Napoleon. Public domain.

Until the end of her life Sophie de Condorcet continued to support the ideals of her husband. She also worked to preserve his memory. In addition, she remained an active salon hostess until she died on 8 September 1822 in Paris. Saunders’s News-Letter noted her passing stating:

“Madame Condorcet, niece to Grouchy, and widow of the illustrious Condorcet, died a few days ago at Paris, after a long and painful illness. This lady was esteemed one of the finest women of the age, and in France none possessed more sprightliness and esprit. Madame Condorcet was particularly amiable for her domestic virtues.”[11]

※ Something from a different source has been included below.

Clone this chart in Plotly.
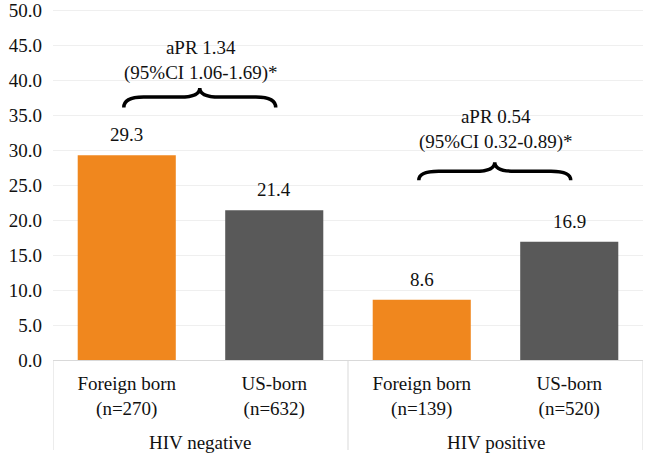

For her exemplary example and devotion to her husband, one insightful article stated:

“Through every stupendous change which France experienced, between the fall of Robespierre and the death of Napoleon Bonaparte, [Madame de Condorcet] remained faithful to the principles to which her husband had devoted his genius and his life. Yet … [she] had been, and had counted herself, a happy woman. Wrung with such sorrows as do not fall to the lot of many of her sex, she had a blessing which is the portion of far fewer of them; she had inspired a great devotion, and had been worthy of it.”[12]

References:

  • [1] Kavanagh, Julia, Woman in France During Eighteenth Century, Volume 2, 1850, p. 93.
  • [2] Stephens, Henry Morse, A History of the French Revolution, Volume 2, 1908, p. 17.
  • [3] Whale, Winifred Stephens, Women of the French Revolution, 1922, p. 44.
  • [4] Macmillan’s Magazine, Volume 92, 1905, p. 316.
  • [5] Ibid.
  • [6] Lukes, Steven and Urbinati, Nadia eds. , Condorcet: Political Writings, xxxx, p. xii.
  • [7] Macmillian’s Magazine, p. 319.
  • [8] Tougas, Cecile Thérèse and Sara Ebenreck, Presenting Women Philosophers, 2000, p. 225.
  • [9] Ibid.
  • [10] “Selected Anecdotes,” in Buckingham Advertiser and Free Press, 5 December 1874, p. 6.
  • [11] -, Saunders’s News-Letter,-20 September 1822, p. 2.
  • [12] Macmillan’s Magazine, p. 319.